Skills Funding Agency (SFA) director Keith Smith (pictured) has apologised to providers about a shock clawback warning that caused “sleepless nights” among sector staff, FE Week can reveal.
More than 700 providers were contacted by Una Bennett, deputy director for funding systems for the SFA, before Christmas with warning that they would have to repay against “provision that has been incorrectly claimed”.
It provoked an outraged response on the SFA’s Feconnect online forum, where a number of users complained that the correspondence was sent after the SFA’s own auditors signed-off provider accounts last autumn and did not specify how much needed to be repaid.
But an emailed apology to providers from funding and programmes director Mr Smith has since been sent and, like the original email, leaked to FE Week.
It stated: “We are sorry that within this [Ms Bennett’s] letter, issued so close to the Christmas break, the issue of recovery of funds was raised.

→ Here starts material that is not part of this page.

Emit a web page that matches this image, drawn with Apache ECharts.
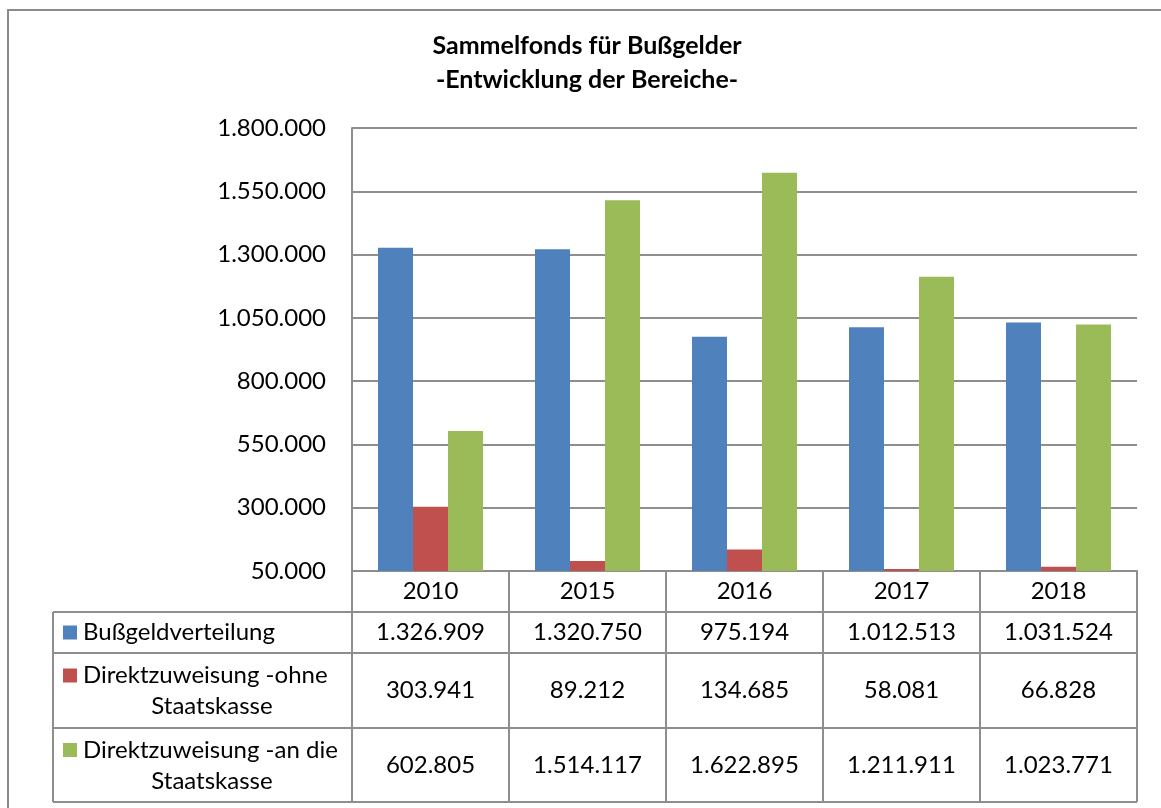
<!DOCTYPE html>
<html>
<head>
<meta charset="utf-8">
<script src="https://cdn.jsdelivr.net/npm/echarts@6/dist/echarts.min.js"></script>
<style>
html,body{margin:0;padding:0;background:#fff;}
#c{width:1161px;height:808px;}
</style>
</head>
<body>
<div id="c"></div>
<script>
const categories = ['2010', '2015', '2016', '2017', '2018'];
const seriesNames = ['Bußgeldverteilung', 'Direktzuweisung -ohne Staatskasse', 'Direktzuweisung -an die Staatskasse'];
const bussgeld = [1326909, 1320750, 975194, 1012513, 1031524];
const ohneStaatskasse = [303941, 89212, 134685, 58081, 66828];
const anStaatskasse = [602805, 1514117, 1622895, 1211911, 1023771];
const tableLabels = [['Bußgeldverteilung'], ['Direktzuweisung -ohne', 'Staatskasse'], ['Direktzuweisung -an die', 'Staatskasse']];
const colors = ['#4F81BD', '#C0504D', '#9BBB59'];
const yMin = 50000, yMax = 1800000, yStep = 250000;

const FONT = 'Lato';
const FS = 24;
const FS_LABEL = 24;
const GRID_COLOR = '#8e8e8e';
const allSeries = [bussgeld, ohneStaatskasse, anStaatskasse];

function fmt(v) {
  return String(v).replace(/\B(?=(\d{3})+(?!\d))/g, '.');
}

const chart = echarts.init(document.getElementById('c'), null, {renderer: 'canvas'});

const option = {
  animation: false,
  backgroundColor: '#fff',
  title: {
    text: 'Sammelfonds für Bußgelder\n-Entwicklung der Bereiche-',
    left: 587,
    top: 29,
    padding: 0,
    textAlign: 'center',
    textStyle: {fontFamily: FONT, fontWeight: 'bold', fontSize: 25, lineHeight: 34, color: '#000'}
  },
  grid: {left: 352, right: 24, top: 128, bottom: 237, containLabel: false},
  xAxis: {
    type: 'category',
    data: categories,
    boundaryGap: true,
    axisLine: {show: true, lineStyle: {color: GRID_COLOR, width: 2}},
    axisTick: {show: true, interval: 0, length: 231, lineStyle: {color: GRID_COLOR, width: 2}},
    axisLabel: {interval: 0, margin: 8, fontFamily: FONT, fontSize: FS, color: '#000'}
  },
  yAxis: {
    type: 'value',
    min: yMin,
    max: yMax,
    interval: yStep,
    axisLine: {show: true, lineStyle: {color: GRID_COLOR, width: 2}},
    axisTick: {show: false},
    axisLabel: {margin: 26, fontFamily: FONT, fontSize: FS, color: '#000', formatter: v => fmt(v)},
    splitLine: {show: true, lineStyle: {color: GRID_COLOR, width: 2}}
  },
  series: seriesNames.map((n, i) => ({
    name: n,
    type: 'bar',
    data: allSeries[i],
    barWidth: 35,
    barGap: '0%',
    itemStyle: {color: colors[i]}
  }))
};
chart.setOption(option);

// data table below the axis
const tableLeft = 53, tableRight = 1137;
const rowLines = [612, 653, 728, 802];
const rowCenters = [632.5, 690.5, 765];
const g = [];
g.push({type: 'rect', shape: {x: 8, y: 10, width: 1300, height: 1000}, style: {fill: 'none', stroke: '#8a8a8a', lineWidth: 2}, z: 0});
rowLines.forEach(y => {
  g.push({type: 'line', shape: {x1: tableLeft, y1: y, x2: tableRight, y2: y}, style: {stroke: GRID_COLOR, lineWidth: 2}});
});
g.push({type: 'line', shape: {x1: tableLeft, y1: rowLines[0], x2: tableLeft, y2: rowLines[3]}, style: {stroke: GRID_COLOR, lineWidth: 2}});
tableLabels.forEach((lines, i) => {
  const cy = rowCenters[i];
  const y1 = lines.length === 1 ? cy : cy - 15;
  g.push({type: 'rect', shape: {x: 63, y: y1 - 7, width: 14, height: 14}, style: {fill: colors[i]}});
  g.push({type: 'text', x: 83, y: y1, style: {text: lines[0], font: FS_LABEL + 'px ' + FONT, fill: '#000', textAlign: 'left', textVerticalAlign: 'middle'}});
  if (lines.length > 1) {
    g.push({type: 'text', x: 212, y: cy + 16, style: {text: lines[1], font: FS_LABEL + 'px ' + FONT, fill: '#000', textAlign: 'center', textVerticalAlign: 'middle'}});
  }
  categories.forEach((c, j) => {
    const px = chart.convertToPixel({xAxisIndex: 0}, c);
    g.push({type: 'text', x: px, y: cy, style: {text: fmt(allSeries[i][j]), font: FS + 'px ' + FONT, fill: '#000', textAlign: 'center', textVerticalAlign: 'middle'}});
  });
});
chart.setOption({graphic: g});
</script>
</body>
</html>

This was premature since the main issue we wanted to highlight was the importance of accurate data.
“We were not clear that this is about establishing if your data was accurate and not about recovery of funds.
“The letter was intended to give you advance notice of the possible data coding errors.”

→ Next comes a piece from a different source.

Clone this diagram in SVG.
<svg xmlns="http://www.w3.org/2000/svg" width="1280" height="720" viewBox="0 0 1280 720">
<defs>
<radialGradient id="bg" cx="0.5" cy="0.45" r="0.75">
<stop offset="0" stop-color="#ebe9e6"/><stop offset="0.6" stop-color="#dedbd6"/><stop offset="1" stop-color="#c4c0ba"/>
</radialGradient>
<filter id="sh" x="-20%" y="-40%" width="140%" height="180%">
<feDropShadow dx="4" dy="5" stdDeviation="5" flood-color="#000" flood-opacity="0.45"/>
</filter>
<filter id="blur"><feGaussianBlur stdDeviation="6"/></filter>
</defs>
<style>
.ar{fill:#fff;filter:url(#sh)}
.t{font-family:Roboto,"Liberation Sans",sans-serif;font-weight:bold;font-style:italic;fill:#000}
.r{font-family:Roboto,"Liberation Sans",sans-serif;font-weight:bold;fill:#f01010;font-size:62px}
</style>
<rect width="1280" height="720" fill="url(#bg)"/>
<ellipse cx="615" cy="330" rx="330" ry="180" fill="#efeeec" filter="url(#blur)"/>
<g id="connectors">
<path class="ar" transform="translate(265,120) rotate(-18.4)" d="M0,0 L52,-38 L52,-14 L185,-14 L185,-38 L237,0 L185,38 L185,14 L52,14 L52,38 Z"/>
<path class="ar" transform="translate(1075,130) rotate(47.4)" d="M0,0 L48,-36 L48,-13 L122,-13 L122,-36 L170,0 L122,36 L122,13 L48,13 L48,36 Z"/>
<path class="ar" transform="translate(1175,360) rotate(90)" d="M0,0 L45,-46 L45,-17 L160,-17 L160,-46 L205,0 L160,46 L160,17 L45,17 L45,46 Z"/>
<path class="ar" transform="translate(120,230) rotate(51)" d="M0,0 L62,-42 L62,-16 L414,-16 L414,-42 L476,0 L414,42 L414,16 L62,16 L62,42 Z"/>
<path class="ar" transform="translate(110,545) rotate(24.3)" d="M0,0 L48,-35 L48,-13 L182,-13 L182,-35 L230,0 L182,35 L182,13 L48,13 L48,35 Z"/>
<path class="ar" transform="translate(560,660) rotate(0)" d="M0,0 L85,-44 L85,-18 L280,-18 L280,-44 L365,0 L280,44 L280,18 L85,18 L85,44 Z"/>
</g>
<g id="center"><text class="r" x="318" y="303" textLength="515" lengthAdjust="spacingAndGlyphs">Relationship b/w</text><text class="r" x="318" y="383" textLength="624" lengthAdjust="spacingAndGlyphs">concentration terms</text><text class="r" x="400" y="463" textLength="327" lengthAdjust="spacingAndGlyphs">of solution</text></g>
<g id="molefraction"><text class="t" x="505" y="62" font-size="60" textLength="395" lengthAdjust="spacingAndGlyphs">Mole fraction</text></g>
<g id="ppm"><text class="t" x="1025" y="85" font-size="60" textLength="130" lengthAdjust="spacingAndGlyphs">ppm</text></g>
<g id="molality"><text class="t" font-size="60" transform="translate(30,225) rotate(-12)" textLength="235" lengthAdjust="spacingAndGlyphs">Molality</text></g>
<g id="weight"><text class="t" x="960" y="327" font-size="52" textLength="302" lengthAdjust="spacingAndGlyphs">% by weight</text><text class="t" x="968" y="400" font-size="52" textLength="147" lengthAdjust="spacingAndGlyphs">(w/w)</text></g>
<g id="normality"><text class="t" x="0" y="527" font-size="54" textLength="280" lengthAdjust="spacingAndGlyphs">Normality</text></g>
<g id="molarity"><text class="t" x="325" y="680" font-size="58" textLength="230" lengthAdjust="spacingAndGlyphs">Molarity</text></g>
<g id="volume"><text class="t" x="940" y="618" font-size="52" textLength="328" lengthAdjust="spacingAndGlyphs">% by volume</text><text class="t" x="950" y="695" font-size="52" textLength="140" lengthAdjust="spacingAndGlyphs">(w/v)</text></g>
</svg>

The email also identified mistakes that could have been made with ILRs, including the minimum length of 16 to 18 and 19+ apprenticeships and eligibility for 24+ advanced learning loans.
It asked providers to take these into account when double-checking their ILR data and to tell the SFA themselves before the end of January if they needed to make any repayments.
The latest email saw the SFA come under fire once more on Feconnect, where one user complained that she had suffered “sleepless nights” by the initial email over what was likely to turn out to be just a £150 discrepancy on her original ILR claim.
Julian Gravatt, assistant chief executive at the Association of Colleges, said: “It’s important that data errors are corrected but it was wrong to introduce a new over-claim process five months after the year end.
“It is good that the SFA has adjusted its approach and is providing colleges with a chance to discuss the evidence so that a sensible decision can be reached about the final funding amount.”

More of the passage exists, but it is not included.